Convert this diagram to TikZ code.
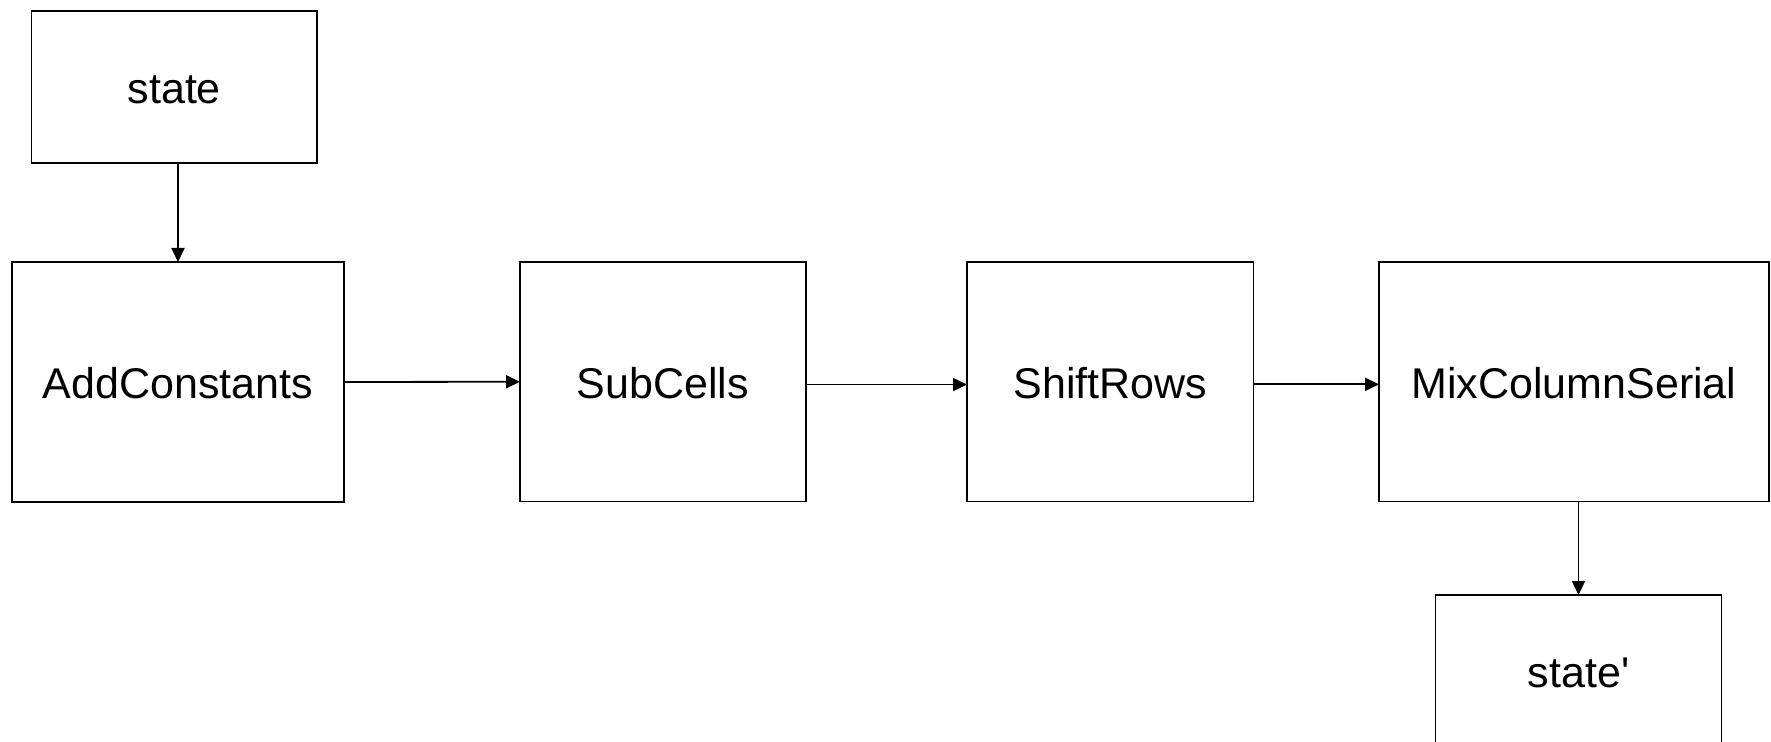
\documentclass[tikz,border=0pt]{standalone}
\usepackage{fontspec}
\setmainfont{Liberation Sans}
\usetikzlibrary{arrows.meta}

\begin{document}
\begin{tikzpicture}[
  x=0.5pt, y=-0.5pt,
  stage/.style={draw=black, line width=0.9pt, fill=white, inner sep=0pt,
                outer sep=0pt, font=\fontsize{21.5pt}{25pt}\selectfont,
                text=black, text height=16.8pt, text depth=0pt},
  arr/.style={draw=black, line width=0.9pt,
              -{Triangle[length=7pt, width=6.5pt]}}
]
  % page area
  \clip (0,0) rectangle (1771,742);
  \fill[white] (0,0) rectangle (1771,742);

  % round stages
  \node[stage, minimum width=142.75pt, minimum height=76pt]
    (state) at (174.25,87) {state};
  \node[stage, minimum width=166pt, minimum height=120pt]
    (add) at (178,382) {AddConstants};
  \node[stage, minimum width=143pt, minimum height=119.75pt]
    (sub) at (663,381.75) {SubCells};
  \node[stage, minimum width=143.25pt, minimum height=119.75pt]
    (shift) at (1110.25,381.75) {ShiftRows};
  \node[stage, minimum width=195pt, minimum height=119.75pt]
    (mix) at (1574,381.75) {MixColumnSerial};
  \node[stage, minimum width=143pt, minimum height=76pt]
    (out) at (1578.5,671) {state\textquotesingle};

  % data flow
  \draw[arr] (state.south -| add.north) -- (add.north);
  \draw[arr] (add.east) -- (sub.west);
  \draw[arr] ([yshift=-1.4pt]sub.east) -- ([yshift=-1.4pt]shift.west);
  \draw[arr] ([yshift=-1.3pt]shift.east) -- ([yshift=-1.3pt]mix.west);
  \draw[arr] (mix.south -| out.north) -- (out.north);
\end{tikzpicture}
\end{document}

--- --- ---

* **INSTRUCTIONS FOR THE TASK**
Pictures are excluded; copy all other data exactly as shown.

* **EXPECTED ANSWER**
Convert this diagram to TikZ code.
\documentclass[tikz,border=0pt]{standalone}
\usepackage{fontspec}
\setmainfont{Liberation Sans}
\usetikzlibrary{arrows.meta}

\begin{document}
\begin{tikzpicture}[
  x=0.5pt, y=-0.5pt,
  stage/.style={draw=black, line width=0.9pt, fill=white, inner sep=0pt,
                outer sep=0pt, font=\fontsize{21.5pt}{25pt}\selectfont,
                text=black, text height=16.8pt, text depth=0pt},
  arr/.style={draw=black, line width=0.9pt,
              -{Triangle[length=7pt, width=6.5pt]}}
]
  % page area
  \clip (0,0) rectangle (1771,742);
  \fill[white] (0,0) rectangle (1771,742);

  % round stages
  \node[stage, minimum width=142.75pt, minimum height=76pt]
    (state) at (174.25,87) {state};
  \node[stage, minimum width=166pt, minimum height=120pt]
    (add) at (178,382) {AddConstants};
  \node[stage, minimum width=143pt, minimum height=119.75pt]
    (sub) at (663,381.75) {SubCells};
  \node[stage, minimum width=143.25pt, minimum height=119.75pt]
    (shift) at (1110.25,381.75) {ShiftRows};
  \node[stage, minimum width=195pt, minimum height=119.75pt]
    (mix) at (1574,381.75) {MixColumnSerial};
  \node[stage, minimum width=143pt, minimum height=76pt]
    (out) at (1578.5,671) {state\textquotesingle};

  % data flow
  \draw[arr] (state.south -| add.north) -- (add.north);
  \draw[arr] (add.east) -- (sub.west);
  \draw[arr] ([yshift=-1.4pt]sub.east) -- ([yshift=-1.4pt]shift.west);
  \draw[arr] ([yshift=-1.3pt]shift.east) -- ([yshift=-1.3pt]mix.west);
  \draw[arr] (mix.south -| out.north) -- (out.north);
\end{tikzpicture}
\end{document}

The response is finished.